Walker was expected to increase his shooting percentage, quit turning the ball over, and be a more involved teammate after getting his pay raise. Unfortunately, he stayed essentially the same until Boston became fed up with his antics. He became somewhat out of shape by NBA standards, and did not do anything to better himself as a teammate.
The Volume Recruiter often follows a similar pattern. The typical progression is the receipt of a huge payday, bonus, or promotion – followed by a complacency or propensity to keep chugging along and not ratchet up performance to prove value.
As with both of our subjects – this leads to disdain and negative feelings from either a fan base and co workers. Management is almost always quick to catch on, and must act accordingly. In the case of a player with a contract, he is simply traded or let go. A recruiter would be terminated, put on extremely difficult searches, or subliminally pushed out the door.
What follows will complete our comparison.
After his first stint with Boston ended with a trade to Dallas, Walker became something known as a journeyman. He suited up for 5 teams in 5 years.
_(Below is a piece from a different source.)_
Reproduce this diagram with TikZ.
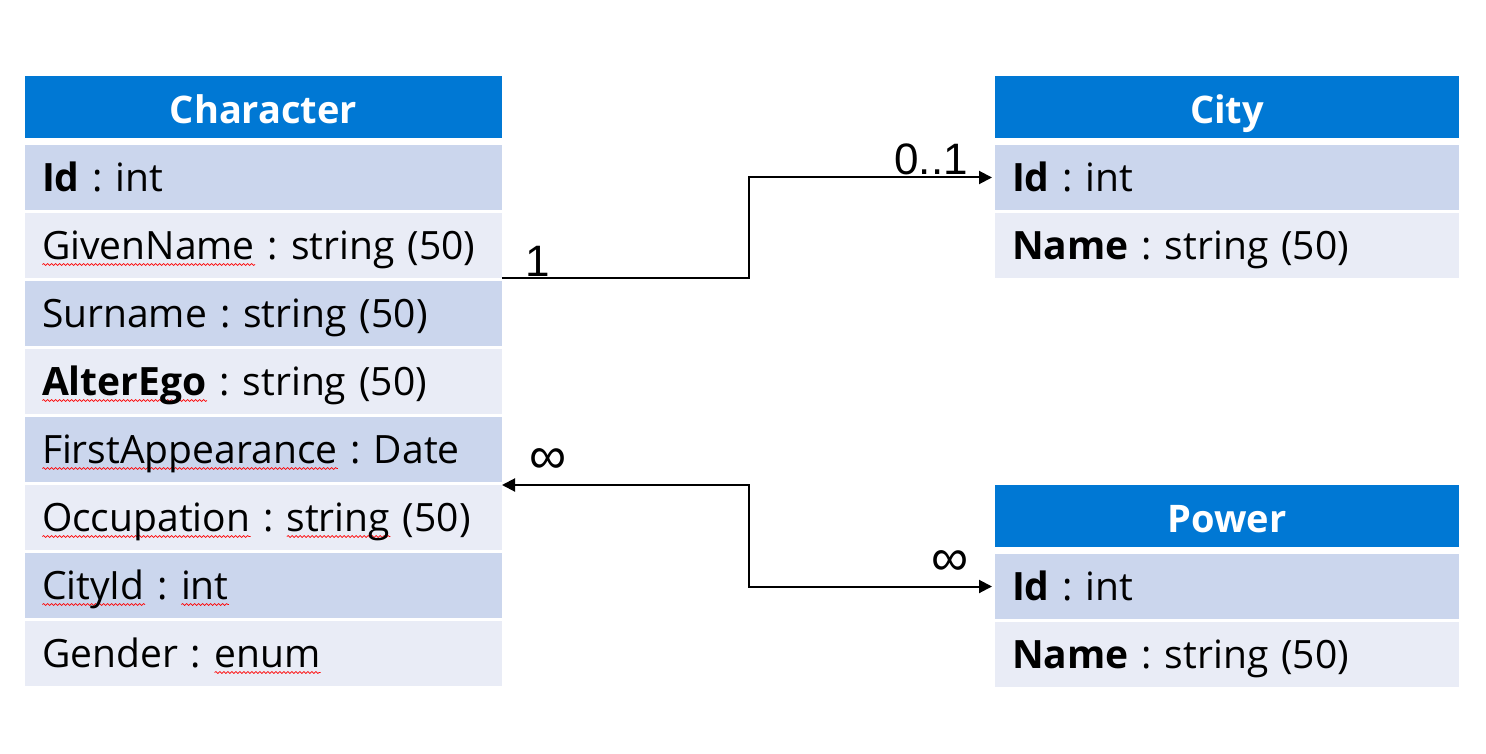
\documentclass[tikz,border=0pt]{standalone}
\usepackage{fontspec}
\setmainfont{Open Sans}
\newfontfamily\labelfont{Liberation Sans}
\usetikzlibrary{arrows.meta, positioning, calc, decorations.pathmorphing}
\frenchspacing

\definecolor{hdblue}{RGB}{0,120,212}
\definecolor{rowdark}{RGB}{203,214,237}
\definecolor{rowlight}{RGB}{233,236,246}

% red wavy underline of the spell checker
\newsavebox{\spellbox}
\newcommand{\spellchk}[1]{\sbox{\spellbox}{#1}\rlap{\raisebox{-5pt}{\tikz[baseline=0pt]\draw[red, line width=0.7pt, decorate, decoration={snake, amplitude=0.9pt, segment length=4pt}] (0pt,0pt) -- (\the\wd\spellbox,0pt);}}\usebox{\spellbox}}

\begin{document}
\begin{tikzpicture}[x=1pt, y=-1pt]
	\tikzset{>={Triangle[length=13pt, width=13pt]}, node distance=3pt,
		tbl/.style={rectangle, outer sep=0pt, inner xsep=17pt, inner ysep=0pt},
		head/.style={tbl, fill=hdblue, text=white, align=center, minimum height=62pt, text height=33pt, text depth=0pt, font=\bfseries\fontsize{38}{44}\selectfont},
		row/.style={tbl, align=left, minimum height=65pt, text height=28pt, text depth=0pt, font=\fontsize{39}{46}\selectfont},
		dark/.style={row, fill=rowdark},
		light/.style={row, fill=rowlight},
		wide/.style={minimum width=477pt, text width=443pt},
		slim/.style={minimum width=464pt, text width=430pt},
		card/.style={font=\labelfont\fontsize{44}{48}\selectfont, inner sep=0pt},
		many/.style={font=\labelfont\fontsize{52}{56}\selectfont, inner sep=0pt},
		rel/.style={->, line width=2pt}
	}
	\useasboundingbox (0,0) rectangle (1486,754);
	
	% Character
	\node[head, wide, anchor=north west] (char) at (25,76) {Character};
	\node[dark, wide, below=7pt of char] (cid) {\textbf{Id} : int};
	\node[light, wide, below=of cid] (cgiven) {\spellchk{GivenName} : string (50)};
	\node[dark, wide, below=of cgiven] (csur) {Surname : string (50)};
	\node[light, wide, below=of csur] (calter) {{\bfseries\spellchk{AlterEgo}} : string (50)};
	\node[dark, wide, below=of calter] (cfirst) {\spellchk{FirstAppearance} : Date};
	\node[light, wide, below=of cfirst] (cocc) {\spellchk{Occupation} : \spellchk{string} (50)};
	\node[dark, wide, below=of cocc] (ccity) {\spellchk{CityId} : \spellchk{int}};
	\node[light, wide, below=of ccity] (cgender) {Gender : \spellchk{enum}};
	
	% City
	\node[head, slim, anchor=north west] (city) at (995,76) {City};
	\node[dark, slim, below=7pt of city] (yid) {\textbf{Id} : int};
	\node[light, slim, below=of yid] (yname) {\textbf{Name} : string (50)};
	
	% Power
	\node[head, slim, anchor=north west] (power) at (995,485) {Power};
	\node[dark, slim, below=7pt of power] (pid) {\textbf{Id} : int};
	\node[light, slim, below=of pid] (pname) {\textbf{Name} : string (50)};
	
	\draw[rel, shorten >=3pt] (cgiven.south east) -| ($(cgiven.south east)!.5!(yid.west)$) |- (yid.west);
	\draw[rel, <->, shorten >=3pt] (cocc.north east) -| ($(cocc.north east)!.5!(pid.west)$) |- (pid.west);
	
	\node[card, anchor=south west] (one) at ([xshift=23pt, yshift=1pt]cgiven.south east) {1};
	\node[card, anchor=south east] (zeroone) at ([xshift=-27pt, yshift=2pt]yid.west) {0..1};
	\node[many] (manyc) at ([xshift=46pt, yshift=24pt]cocc.north east) {∞};
	\node[many] (manyp) at ([xshift=-45pt, yshift=23pt]pid.west) {∞};
\end{tikzpicture}
\end{document}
When hiring recruiters, similar patterns are easy to spot on resumes. One long tenure chalked full of accomplishments and progression – followed by a number of brief stints in which proper evaluation of one’s contribution is hard to gauge.
The intuitive thought process would lead the hiring manger / GM to see a problem child, and would only pick up such an individual should the need be so great that the warts must be overlooked.
Eventually, both of our subjects will fade in to oblivion – only showing up on their respective contingencies radars for either negative (Walker: DWI, Robber, Bankruptcy) or as an anecdote among former colleagues by the water cooler on a Monday morning.
The legacy of both Walker and the “Volume Recruiter” might be their biggest contribution to the organization. You had someone who for a while operated in an often maddening way – yet seemed to come up big when others couldn’t. They did so with panache and style. Think about Walker’s infamous “Shimmy” that would come out following a big 4th quarter shot.
Or the VR’s insistence on ringing an imaginary bell upon closing a difficult deal on the last day of the quarter. Sure, both of them might have had a really ugly road to get to what ends up being a success, but with these two, they won’t let you remember it.
Walker embodies the personality, culture and motivation of someone who is groomed to take over a role in recruiting. While the end sometimes arrives with less than positive results – its hard to overlook the good times.